» Stated task
Your task is to locate every line holding the string "this" and to copy each of them.

Code that draws figures:
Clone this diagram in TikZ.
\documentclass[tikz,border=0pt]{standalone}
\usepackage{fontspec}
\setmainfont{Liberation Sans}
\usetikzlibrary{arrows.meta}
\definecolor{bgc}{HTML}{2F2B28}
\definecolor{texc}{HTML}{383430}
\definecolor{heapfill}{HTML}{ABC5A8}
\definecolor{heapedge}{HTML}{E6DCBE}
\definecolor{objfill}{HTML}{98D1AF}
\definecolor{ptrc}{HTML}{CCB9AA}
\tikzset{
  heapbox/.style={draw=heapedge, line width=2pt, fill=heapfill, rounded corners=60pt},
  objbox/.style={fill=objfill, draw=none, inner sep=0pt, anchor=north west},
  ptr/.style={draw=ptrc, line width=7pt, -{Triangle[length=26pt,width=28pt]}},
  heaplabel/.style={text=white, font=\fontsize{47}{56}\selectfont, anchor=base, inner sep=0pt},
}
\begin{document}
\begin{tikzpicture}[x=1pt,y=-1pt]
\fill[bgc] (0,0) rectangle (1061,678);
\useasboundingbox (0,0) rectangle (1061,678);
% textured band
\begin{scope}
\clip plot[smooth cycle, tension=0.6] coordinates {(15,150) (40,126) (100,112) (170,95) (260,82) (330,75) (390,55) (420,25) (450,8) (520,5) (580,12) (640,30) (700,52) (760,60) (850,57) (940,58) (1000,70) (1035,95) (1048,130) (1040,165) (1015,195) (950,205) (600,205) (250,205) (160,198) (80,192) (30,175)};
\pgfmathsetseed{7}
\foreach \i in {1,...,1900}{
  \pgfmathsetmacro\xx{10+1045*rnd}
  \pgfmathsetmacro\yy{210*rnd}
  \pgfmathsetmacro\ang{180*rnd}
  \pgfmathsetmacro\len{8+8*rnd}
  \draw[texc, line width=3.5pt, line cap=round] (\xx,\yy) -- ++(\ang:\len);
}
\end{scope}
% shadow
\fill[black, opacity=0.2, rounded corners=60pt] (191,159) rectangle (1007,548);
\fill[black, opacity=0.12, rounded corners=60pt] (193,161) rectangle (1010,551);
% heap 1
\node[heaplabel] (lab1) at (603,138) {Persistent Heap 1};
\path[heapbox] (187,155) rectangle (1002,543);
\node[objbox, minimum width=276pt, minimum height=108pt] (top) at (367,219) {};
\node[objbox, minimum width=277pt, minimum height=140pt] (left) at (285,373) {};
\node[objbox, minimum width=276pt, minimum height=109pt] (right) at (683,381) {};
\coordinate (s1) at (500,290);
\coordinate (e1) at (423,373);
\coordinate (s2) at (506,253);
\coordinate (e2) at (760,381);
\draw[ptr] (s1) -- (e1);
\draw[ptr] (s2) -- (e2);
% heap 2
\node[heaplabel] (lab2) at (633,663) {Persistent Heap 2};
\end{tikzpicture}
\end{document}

* * *

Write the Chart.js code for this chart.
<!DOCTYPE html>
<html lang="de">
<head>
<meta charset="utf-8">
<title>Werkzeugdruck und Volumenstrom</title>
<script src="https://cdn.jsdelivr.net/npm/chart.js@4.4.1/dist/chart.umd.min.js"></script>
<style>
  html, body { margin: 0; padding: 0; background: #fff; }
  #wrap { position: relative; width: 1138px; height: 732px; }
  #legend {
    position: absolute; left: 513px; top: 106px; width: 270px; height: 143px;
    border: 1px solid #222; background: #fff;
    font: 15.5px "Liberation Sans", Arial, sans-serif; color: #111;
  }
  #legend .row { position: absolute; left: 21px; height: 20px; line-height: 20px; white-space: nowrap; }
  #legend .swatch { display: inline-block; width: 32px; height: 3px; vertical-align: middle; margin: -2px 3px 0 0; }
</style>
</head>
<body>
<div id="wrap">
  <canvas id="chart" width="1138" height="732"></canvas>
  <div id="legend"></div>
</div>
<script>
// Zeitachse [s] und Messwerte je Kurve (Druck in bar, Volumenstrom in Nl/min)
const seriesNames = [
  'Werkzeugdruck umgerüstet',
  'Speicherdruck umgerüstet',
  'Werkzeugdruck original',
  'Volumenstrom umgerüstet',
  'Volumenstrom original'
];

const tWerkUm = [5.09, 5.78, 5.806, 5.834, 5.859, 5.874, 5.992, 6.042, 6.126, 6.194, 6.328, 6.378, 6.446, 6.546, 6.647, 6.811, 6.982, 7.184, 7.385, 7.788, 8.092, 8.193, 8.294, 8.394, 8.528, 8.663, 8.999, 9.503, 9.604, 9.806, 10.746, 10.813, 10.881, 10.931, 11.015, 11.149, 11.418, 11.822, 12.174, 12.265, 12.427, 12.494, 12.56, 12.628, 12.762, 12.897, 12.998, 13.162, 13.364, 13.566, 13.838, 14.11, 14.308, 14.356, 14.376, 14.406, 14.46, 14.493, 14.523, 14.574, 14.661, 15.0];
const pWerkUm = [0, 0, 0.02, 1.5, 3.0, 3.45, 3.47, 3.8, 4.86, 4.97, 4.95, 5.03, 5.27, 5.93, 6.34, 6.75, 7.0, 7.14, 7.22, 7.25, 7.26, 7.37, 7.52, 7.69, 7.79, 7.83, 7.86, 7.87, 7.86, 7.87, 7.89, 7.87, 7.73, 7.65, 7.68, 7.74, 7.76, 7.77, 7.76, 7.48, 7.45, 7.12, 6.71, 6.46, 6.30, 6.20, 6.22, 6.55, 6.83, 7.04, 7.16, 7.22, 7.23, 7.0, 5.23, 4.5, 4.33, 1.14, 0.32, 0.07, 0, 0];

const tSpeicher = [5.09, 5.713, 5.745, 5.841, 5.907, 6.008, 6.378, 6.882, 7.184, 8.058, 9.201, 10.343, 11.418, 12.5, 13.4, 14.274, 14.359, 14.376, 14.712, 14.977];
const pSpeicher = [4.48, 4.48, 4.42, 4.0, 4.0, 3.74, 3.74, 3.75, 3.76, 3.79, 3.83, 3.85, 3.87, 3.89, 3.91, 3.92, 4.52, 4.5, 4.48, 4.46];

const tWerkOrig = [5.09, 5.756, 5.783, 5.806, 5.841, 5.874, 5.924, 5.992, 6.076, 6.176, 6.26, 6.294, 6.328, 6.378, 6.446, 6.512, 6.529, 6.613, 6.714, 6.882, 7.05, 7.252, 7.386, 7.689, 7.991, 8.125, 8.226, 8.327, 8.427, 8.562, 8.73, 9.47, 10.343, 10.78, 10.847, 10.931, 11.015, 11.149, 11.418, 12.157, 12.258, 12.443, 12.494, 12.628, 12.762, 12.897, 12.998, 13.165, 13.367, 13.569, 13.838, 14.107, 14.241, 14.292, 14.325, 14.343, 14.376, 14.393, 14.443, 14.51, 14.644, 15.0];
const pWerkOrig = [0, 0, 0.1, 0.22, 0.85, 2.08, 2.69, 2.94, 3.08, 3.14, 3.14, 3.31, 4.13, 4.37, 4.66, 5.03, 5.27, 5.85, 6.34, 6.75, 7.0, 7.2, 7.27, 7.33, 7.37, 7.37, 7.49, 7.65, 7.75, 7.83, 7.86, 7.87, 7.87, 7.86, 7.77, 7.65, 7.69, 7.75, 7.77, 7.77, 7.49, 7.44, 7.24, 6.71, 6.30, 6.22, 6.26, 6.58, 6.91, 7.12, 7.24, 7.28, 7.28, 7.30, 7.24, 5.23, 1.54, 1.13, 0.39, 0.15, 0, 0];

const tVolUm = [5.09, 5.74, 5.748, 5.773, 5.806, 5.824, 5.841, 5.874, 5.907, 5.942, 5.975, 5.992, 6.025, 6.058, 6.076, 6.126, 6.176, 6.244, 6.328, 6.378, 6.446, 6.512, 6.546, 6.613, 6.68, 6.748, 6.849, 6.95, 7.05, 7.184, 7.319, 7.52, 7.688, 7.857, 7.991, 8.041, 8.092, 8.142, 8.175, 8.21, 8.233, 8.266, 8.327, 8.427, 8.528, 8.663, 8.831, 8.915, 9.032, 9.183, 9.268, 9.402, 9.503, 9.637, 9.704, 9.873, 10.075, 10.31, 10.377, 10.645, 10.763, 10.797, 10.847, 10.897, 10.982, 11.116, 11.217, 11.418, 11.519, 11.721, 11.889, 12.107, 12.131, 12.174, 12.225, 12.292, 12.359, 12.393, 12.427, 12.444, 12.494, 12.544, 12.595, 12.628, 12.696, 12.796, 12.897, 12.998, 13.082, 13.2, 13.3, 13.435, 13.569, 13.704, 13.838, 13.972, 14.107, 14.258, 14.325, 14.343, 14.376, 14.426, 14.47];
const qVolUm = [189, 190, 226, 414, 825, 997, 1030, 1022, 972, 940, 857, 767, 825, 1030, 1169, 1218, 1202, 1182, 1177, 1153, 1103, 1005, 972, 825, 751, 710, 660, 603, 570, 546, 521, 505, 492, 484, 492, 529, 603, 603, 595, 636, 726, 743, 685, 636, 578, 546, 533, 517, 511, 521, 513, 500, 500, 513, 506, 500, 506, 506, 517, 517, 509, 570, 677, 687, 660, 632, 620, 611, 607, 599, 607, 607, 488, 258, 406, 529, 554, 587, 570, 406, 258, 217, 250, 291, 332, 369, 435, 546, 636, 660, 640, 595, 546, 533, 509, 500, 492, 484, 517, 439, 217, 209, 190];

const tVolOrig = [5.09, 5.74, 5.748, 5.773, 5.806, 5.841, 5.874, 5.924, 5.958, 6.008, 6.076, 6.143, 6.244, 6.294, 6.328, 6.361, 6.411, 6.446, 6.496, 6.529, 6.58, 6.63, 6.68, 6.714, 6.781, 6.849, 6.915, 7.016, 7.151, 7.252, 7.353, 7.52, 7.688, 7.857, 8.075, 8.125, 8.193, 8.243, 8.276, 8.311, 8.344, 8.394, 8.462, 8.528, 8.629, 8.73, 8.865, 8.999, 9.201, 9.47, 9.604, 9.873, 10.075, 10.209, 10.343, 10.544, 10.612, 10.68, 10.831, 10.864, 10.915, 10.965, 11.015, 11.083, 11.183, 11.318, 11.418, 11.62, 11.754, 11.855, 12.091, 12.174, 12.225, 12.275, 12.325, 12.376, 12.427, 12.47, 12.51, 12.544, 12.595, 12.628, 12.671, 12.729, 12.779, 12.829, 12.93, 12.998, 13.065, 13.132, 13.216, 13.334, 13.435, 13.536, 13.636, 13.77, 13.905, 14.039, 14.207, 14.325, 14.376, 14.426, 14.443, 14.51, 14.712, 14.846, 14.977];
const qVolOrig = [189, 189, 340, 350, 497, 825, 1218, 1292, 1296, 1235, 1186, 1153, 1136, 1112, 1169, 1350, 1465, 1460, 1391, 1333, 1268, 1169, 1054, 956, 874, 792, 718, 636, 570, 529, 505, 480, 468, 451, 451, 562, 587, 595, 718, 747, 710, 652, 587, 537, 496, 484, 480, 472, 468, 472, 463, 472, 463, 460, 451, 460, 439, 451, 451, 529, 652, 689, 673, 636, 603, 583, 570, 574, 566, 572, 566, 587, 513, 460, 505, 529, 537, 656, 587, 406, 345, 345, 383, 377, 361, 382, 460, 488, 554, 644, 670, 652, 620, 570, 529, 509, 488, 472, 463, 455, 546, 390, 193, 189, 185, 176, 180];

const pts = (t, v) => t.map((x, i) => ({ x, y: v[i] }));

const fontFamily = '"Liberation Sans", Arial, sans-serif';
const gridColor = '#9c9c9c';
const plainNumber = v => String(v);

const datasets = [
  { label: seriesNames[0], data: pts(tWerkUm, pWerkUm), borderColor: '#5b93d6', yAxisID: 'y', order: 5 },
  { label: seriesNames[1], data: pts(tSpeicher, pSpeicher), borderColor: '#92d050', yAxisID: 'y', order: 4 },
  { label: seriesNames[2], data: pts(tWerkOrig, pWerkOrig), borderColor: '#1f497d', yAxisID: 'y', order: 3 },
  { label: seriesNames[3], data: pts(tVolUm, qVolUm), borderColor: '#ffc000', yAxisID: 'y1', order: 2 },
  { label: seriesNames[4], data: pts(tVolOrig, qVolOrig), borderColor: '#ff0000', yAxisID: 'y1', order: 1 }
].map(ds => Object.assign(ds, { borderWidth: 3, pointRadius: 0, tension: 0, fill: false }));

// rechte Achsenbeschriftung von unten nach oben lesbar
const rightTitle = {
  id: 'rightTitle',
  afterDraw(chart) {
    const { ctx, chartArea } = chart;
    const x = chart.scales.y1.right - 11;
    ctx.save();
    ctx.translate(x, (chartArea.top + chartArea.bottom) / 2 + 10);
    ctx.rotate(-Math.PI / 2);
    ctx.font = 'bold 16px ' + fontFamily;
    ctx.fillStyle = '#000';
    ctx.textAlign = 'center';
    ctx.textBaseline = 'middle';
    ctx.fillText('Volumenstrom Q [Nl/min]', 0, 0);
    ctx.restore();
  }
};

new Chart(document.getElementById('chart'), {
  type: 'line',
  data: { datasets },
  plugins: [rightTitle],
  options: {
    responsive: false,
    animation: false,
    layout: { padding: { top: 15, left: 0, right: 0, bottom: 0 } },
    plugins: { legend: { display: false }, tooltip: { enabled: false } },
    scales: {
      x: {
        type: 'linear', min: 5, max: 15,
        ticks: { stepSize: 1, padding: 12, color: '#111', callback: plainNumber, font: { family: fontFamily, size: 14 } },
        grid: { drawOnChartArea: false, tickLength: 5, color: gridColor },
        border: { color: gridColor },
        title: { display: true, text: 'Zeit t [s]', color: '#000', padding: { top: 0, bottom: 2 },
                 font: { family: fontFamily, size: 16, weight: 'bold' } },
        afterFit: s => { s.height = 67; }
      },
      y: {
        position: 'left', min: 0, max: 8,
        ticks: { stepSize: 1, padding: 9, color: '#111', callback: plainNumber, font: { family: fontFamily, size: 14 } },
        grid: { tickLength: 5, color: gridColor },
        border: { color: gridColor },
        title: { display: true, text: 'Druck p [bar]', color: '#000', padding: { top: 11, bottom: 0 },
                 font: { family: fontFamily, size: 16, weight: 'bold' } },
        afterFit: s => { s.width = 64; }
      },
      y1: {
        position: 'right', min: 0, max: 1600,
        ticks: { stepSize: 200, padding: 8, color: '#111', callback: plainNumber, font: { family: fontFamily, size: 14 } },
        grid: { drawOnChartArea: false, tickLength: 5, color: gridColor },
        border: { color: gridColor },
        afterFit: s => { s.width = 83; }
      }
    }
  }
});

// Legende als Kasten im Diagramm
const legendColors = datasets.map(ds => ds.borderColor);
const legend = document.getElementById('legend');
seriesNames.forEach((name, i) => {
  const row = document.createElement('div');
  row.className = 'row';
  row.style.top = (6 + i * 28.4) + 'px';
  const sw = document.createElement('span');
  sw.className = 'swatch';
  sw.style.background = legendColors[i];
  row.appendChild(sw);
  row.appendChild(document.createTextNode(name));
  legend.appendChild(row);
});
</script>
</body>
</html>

» Answer to the exercise
Clone this diagram in TikZ.
Write the Chart.js code for this chart.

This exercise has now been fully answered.